Or, au début du XIXe siècle, l’Académie française, en affirmant son autorité dans sa rivalité avec ces salons, évince les femmes du champ littéraire. « Ainsi [écrit Bertrand-Jennings], l’effort féminin d’auto-éducation des élites féminines par le salon qui leur avait permis de participer aux échanges culturels, et les fonctions de créatrices et de disséminatrices du savoir et de la culture qu’elles avaient pu exercer, leur échappèrent peu à peu45». Malgré ce discrédit, les femmes persistent et écrivent. Dans le champ littéraire tel que le conçoit Bourdieu, le capital symbolique dont jouit un écrivain est inversement proportionnel à son capital économique. Ce qui n’est pas pour aider la cause des écrivaines, puisque pour plusieurs d’entre elles, l’écriture est un gagne-pain. De fait, Catriona Seth explique dans un article récent que la Révolution a favorisé – parfois même obligé– l’écriture des femmes comme moyen de subsistance, de sorte que le bien-fondé de cette écriture a été remis en question par la société où ces écrivaines évoluaient. En conséquence, la réprobation sociale qu’elles ont subie semble les avoir limitées à des genres spécifiques , ce qui est le cas, notamment, du conte moral pour enfants.
L’institution religieuse catholique a elle aussi eu une influence certaine sur le champ littéraire du XIXe siècle et, par conséquent, sur l’écriture féminine. En effet, son Index Librorum Prohibitorum impose une censure à l’édition en général. De plus, à la suite des lois Guizot (1830) et Falloux (1850) qui encouragent la création d’écoles confessionnelles, l’influence que les éditeurs catholiques ont sur l’écriture des livres pour enfants est très importante. Selon Nathalie Prince, c’est leur forte présence dans le domaine de l’édition qui a imposé la distribution de prix et la tradition des livres d’étrennes, lesquels étaient choisis avec soin selon les critères du clergé. À titre d’exemple, les livres publiés par la Bibliothèque morale de la jeunesse, avant d’être mis sous presse et distribués, furent « revus et « admis » par un comité d’ecclésiastiques nommé par son éminence Monseigneur le Cardinal-Archevêque de Rouen 47». Par leur mainmise sur le marché littéraire de l’époque, les éditeurs catholiques ont ainsi imposé un horizon d’attente aux lecteurs et aux auteures de contes dédiés à l’enfance.
Écrire pour l’enfant ?
Le lectorat des contes pour enfants n’est pas spécifiquement enfantin. En effet, la littérature pour l’enfance et la jeunesse vise une double destination. « C’est l’adulte qui va acquérir le texte, qui va le lire par-dessus l’épaule, et donc à qui le livre doit plaire en premier lieu 48», écrit Prince. Les auteures de contes pour enfant au XIXe siècle devaient donc prendre en considération non seulement le lecteur-enfant, mais aussi le lecteur-adulte (le plus souvent la mère) qui lisait ces contes à l’enfant qui ne pouvait pas toujours le faire seul.

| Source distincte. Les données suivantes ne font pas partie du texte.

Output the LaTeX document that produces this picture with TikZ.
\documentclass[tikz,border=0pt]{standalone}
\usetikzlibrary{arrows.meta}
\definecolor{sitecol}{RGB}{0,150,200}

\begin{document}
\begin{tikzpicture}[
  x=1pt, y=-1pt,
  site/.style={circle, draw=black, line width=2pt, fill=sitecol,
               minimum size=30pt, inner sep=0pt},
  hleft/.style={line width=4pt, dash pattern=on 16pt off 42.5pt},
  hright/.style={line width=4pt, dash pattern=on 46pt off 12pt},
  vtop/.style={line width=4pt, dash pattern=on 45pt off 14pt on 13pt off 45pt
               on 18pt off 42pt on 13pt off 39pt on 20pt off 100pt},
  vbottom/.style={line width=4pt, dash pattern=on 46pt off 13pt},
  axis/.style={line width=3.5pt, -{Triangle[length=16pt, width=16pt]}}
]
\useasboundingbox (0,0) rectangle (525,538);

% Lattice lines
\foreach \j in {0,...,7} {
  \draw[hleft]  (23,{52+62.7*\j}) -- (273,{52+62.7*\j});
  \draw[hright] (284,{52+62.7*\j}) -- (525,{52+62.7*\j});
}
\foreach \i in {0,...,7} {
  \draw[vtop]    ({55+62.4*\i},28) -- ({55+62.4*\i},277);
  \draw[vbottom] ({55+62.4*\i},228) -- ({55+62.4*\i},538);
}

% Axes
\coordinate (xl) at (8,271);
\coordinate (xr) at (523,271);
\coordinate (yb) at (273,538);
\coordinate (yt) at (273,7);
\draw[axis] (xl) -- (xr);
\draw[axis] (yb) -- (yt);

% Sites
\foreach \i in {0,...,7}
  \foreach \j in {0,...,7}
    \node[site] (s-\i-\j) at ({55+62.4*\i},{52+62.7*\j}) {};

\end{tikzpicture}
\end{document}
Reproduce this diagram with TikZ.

Avant de pouvoir lire, toutefois, l’enfant doit exister. Longtemps, il a été considéré et traité de la même façon que l’adulte, sitôt qu’il savait parler et marcher. C’est pourquoi, de l’avis de Simone Lamblin, la littérature enfantine n’a pu exister avant qu’il n’y ait une révolution du statut de l’enfant. Puisque l’enfant d’autrefois partageait la même ambiance culturelle que ses aînés, il partageait aussi les mêmes histoires et les mêmes enseignements tirés de la Bible50. Il faut attendre la fin du XVIIe siècle pour que la spécificité de l’enfant soit suffisamment prise en compte par les adultes pour qu’ils envisagent de créer une littérature qui s’adresse à lui.
En effet, Charles Perrault et Jean de La Fontaine n’ont pas écrit pour les enfants comme on pourrait le croire aujourd’hui. « La Fontaine, dans la préface de ses Fables, souligne que celles-ci touchent d’abord les grandes personnes, même si l’historiette et la morale plaisent aussi aux enfants 52 », nous rapporte Nathalie Prince, dans La littérature de jeunesse. Le XVIIIe siècle change la donne. John Locke, en Angleterre, a vu dans l’enfant « un être de devoir qui doit s’effacer derrière sa destinée d’adulte53 » et qui peut être formé – voire moulé – pour répondre aux exigences de la société dans laquelle il baigne. Jean-Jacques Rousseau, quant à lui, a, selon Isabelle Jan,d’un être naturel, on avait ce que Jean-Jacques haïssait le plus : une marionnette sociale.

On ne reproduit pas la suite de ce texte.